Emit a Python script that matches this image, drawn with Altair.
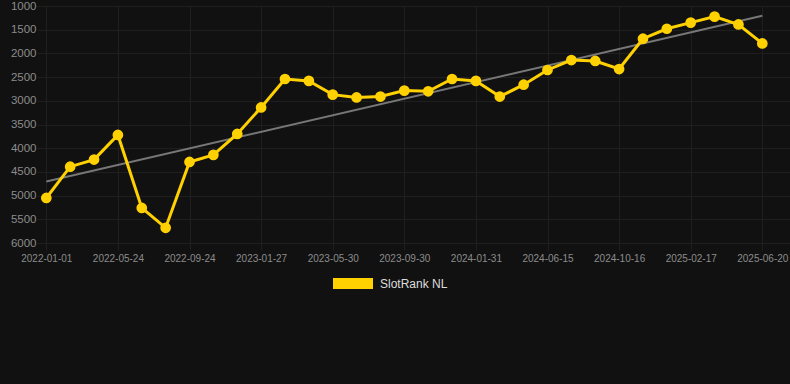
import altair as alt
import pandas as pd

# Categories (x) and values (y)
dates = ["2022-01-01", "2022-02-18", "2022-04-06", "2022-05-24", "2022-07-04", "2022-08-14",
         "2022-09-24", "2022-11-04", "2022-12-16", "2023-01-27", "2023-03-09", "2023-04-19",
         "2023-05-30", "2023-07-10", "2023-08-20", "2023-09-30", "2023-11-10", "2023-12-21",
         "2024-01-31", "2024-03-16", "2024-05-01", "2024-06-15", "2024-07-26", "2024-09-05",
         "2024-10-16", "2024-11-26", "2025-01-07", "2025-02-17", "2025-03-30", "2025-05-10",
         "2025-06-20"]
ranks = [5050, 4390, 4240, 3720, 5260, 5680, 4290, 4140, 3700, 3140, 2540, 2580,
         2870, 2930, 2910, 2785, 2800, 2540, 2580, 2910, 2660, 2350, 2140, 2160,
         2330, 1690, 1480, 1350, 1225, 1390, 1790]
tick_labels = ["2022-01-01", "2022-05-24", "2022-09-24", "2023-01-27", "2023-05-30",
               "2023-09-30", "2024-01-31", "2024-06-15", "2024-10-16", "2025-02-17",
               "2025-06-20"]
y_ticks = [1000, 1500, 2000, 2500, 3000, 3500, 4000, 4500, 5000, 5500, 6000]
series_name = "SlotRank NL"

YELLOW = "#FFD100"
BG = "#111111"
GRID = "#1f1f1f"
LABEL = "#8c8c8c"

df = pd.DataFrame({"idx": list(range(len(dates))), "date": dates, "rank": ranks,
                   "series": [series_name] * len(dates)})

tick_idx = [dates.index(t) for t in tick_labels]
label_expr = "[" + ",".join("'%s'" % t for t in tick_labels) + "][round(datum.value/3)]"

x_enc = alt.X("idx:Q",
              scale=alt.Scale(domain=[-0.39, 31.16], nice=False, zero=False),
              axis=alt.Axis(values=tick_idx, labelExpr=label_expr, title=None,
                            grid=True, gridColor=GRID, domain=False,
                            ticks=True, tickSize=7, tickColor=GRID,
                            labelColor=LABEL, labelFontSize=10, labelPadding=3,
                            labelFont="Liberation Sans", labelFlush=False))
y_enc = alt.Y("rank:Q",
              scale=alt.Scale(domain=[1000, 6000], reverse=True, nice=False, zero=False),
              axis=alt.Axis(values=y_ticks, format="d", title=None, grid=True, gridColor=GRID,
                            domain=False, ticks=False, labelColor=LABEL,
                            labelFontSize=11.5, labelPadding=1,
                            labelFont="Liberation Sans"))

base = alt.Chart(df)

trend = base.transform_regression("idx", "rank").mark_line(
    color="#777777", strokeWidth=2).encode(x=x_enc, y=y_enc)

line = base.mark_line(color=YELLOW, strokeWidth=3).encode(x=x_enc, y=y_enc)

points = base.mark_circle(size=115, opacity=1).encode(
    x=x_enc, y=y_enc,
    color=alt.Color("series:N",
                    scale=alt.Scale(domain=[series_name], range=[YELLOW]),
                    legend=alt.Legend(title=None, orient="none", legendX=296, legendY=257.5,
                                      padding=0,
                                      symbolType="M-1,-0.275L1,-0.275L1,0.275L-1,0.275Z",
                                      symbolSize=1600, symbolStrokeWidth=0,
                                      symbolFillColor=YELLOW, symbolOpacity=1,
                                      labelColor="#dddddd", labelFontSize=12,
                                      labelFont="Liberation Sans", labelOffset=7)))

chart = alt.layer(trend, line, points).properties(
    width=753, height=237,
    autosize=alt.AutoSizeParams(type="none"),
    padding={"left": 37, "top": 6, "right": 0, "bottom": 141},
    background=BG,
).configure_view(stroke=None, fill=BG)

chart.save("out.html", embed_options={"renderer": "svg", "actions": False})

...

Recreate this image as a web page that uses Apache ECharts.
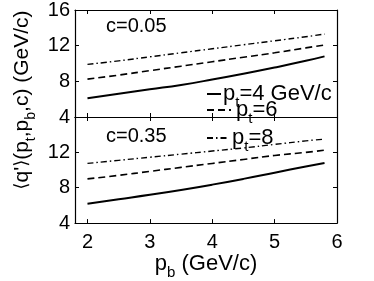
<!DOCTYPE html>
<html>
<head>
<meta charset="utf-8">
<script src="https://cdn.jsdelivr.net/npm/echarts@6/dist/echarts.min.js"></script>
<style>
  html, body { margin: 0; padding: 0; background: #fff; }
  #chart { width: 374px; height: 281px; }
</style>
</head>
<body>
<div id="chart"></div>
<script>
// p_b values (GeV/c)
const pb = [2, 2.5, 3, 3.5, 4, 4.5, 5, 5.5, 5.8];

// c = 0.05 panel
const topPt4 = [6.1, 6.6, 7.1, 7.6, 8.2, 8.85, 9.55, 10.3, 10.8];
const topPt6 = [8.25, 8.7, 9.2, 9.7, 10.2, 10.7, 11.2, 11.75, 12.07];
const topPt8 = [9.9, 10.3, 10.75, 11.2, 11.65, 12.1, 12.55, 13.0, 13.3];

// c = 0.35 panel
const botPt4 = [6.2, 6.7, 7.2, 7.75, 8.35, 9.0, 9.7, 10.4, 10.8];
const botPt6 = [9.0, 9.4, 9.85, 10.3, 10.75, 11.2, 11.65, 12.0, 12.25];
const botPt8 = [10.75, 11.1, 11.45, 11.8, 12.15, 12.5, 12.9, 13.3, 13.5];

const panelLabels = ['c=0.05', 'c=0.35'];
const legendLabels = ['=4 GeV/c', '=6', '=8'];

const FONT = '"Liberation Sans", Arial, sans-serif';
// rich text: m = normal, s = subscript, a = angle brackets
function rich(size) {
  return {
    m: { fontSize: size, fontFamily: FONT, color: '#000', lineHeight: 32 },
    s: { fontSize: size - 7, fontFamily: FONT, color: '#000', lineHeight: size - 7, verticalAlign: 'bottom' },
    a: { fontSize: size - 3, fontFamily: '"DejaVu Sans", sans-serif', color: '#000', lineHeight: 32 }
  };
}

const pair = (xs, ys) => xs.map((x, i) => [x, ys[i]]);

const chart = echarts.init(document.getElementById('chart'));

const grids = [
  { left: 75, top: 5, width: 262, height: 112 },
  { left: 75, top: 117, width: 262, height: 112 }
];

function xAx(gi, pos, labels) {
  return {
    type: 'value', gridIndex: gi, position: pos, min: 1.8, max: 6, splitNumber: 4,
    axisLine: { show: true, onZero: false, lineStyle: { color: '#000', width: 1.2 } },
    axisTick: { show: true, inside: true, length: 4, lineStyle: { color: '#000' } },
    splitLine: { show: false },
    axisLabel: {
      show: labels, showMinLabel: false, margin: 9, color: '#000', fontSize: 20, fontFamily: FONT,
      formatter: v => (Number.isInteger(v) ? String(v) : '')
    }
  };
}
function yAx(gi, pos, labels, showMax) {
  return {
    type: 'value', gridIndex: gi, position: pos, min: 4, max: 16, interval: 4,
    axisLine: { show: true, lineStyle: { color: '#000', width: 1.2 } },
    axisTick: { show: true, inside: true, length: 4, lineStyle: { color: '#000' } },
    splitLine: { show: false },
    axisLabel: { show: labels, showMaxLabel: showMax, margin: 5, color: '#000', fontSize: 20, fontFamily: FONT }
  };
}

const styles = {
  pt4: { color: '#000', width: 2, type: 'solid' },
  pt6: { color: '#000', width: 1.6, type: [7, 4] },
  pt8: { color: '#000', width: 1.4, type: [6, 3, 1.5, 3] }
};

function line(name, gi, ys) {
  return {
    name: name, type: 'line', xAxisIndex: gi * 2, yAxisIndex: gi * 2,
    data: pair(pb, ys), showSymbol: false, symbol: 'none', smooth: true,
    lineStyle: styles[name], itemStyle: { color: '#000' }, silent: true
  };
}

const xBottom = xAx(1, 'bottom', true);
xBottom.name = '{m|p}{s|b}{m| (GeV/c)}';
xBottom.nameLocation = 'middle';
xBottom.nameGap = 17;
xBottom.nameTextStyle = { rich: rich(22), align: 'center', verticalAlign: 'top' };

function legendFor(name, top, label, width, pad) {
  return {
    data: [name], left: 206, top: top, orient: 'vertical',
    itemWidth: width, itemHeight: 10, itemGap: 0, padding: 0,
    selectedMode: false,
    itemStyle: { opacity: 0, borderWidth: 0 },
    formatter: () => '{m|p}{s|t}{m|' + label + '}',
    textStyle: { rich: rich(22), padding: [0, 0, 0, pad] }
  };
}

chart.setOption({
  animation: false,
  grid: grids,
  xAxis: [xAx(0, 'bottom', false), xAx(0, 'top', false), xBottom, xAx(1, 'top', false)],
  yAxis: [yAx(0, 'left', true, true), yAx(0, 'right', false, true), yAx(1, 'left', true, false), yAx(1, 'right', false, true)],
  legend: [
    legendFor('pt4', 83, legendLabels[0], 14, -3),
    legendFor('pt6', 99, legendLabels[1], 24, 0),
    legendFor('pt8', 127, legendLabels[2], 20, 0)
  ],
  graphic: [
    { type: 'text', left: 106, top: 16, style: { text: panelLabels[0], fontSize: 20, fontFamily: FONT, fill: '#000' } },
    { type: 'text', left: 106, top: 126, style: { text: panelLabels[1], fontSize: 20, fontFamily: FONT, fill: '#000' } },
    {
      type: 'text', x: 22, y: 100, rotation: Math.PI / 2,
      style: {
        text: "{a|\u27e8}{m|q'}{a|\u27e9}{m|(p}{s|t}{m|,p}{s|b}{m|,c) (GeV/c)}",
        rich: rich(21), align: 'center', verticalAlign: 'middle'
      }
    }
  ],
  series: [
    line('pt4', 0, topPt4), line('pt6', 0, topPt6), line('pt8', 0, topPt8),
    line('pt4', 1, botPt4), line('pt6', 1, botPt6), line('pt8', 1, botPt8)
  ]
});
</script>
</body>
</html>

* * *

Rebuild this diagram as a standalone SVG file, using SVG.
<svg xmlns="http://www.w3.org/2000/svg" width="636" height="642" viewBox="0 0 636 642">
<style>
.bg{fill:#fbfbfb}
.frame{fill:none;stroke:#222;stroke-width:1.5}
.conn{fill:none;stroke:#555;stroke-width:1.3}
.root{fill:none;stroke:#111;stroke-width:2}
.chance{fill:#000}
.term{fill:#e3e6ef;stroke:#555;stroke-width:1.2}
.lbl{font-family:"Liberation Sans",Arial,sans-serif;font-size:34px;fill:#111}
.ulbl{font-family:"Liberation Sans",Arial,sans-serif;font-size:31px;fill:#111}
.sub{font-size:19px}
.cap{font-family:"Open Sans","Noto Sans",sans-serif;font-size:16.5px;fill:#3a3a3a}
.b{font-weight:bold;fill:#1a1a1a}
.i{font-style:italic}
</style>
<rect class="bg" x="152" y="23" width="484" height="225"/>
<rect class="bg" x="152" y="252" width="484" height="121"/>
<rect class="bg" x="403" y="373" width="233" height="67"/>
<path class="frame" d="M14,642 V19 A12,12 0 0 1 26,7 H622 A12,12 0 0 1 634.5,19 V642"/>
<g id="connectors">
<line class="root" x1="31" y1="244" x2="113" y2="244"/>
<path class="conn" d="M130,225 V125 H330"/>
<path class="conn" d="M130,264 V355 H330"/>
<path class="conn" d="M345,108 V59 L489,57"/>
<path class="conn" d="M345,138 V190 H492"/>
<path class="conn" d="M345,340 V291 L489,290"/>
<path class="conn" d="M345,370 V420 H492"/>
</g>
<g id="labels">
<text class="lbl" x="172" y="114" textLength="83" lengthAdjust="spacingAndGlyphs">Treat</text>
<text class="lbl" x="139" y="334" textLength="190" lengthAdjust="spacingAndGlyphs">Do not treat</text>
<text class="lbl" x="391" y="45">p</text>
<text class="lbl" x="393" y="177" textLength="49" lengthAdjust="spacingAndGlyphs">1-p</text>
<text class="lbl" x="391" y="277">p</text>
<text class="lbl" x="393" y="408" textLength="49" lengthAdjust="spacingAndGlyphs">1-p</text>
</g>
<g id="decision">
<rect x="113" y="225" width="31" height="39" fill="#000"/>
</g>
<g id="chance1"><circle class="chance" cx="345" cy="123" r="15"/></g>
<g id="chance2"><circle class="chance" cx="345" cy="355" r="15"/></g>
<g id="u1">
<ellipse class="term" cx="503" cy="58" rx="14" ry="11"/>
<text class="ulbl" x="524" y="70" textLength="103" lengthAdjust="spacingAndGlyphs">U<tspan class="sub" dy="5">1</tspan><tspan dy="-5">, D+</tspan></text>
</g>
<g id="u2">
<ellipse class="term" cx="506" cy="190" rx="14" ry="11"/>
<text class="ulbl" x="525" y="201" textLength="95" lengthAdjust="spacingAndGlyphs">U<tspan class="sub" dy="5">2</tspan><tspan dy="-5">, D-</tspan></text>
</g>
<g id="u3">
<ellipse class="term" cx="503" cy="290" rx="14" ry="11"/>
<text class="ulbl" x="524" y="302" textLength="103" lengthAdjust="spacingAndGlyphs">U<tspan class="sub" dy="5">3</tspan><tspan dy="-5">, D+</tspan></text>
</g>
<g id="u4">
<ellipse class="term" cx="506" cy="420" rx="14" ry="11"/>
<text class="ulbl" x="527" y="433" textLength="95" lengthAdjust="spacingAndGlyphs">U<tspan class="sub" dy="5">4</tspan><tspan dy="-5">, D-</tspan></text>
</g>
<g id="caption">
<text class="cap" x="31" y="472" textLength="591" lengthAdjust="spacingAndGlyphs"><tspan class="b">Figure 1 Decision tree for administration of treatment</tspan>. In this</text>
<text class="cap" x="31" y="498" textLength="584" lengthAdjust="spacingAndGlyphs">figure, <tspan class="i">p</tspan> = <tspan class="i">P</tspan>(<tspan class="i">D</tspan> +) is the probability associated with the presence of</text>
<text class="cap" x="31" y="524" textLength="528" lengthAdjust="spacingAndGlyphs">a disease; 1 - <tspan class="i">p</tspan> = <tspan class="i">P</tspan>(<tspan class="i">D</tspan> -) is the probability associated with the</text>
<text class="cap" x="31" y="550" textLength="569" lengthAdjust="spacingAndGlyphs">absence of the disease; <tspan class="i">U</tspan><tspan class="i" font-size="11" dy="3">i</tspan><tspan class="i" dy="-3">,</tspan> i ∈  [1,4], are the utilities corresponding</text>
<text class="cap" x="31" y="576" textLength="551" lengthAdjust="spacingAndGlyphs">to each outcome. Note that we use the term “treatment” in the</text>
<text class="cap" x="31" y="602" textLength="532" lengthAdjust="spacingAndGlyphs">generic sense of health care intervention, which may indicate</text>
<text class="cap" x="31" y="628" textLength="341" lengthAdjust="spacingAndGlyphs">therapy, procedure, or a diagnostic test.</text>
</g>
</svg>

▶ **Exercise brief**: Begin at the line that has "Emit a Python", stop after the line that has "import pandas as pd", and reproduce every line between them exactly and nothing else. Pictures stay out of the copy.

▶ **Result of this exercise**:
Emit a Python script that matches this image, drawn with Altair.
import altair as alt
import pandas as pd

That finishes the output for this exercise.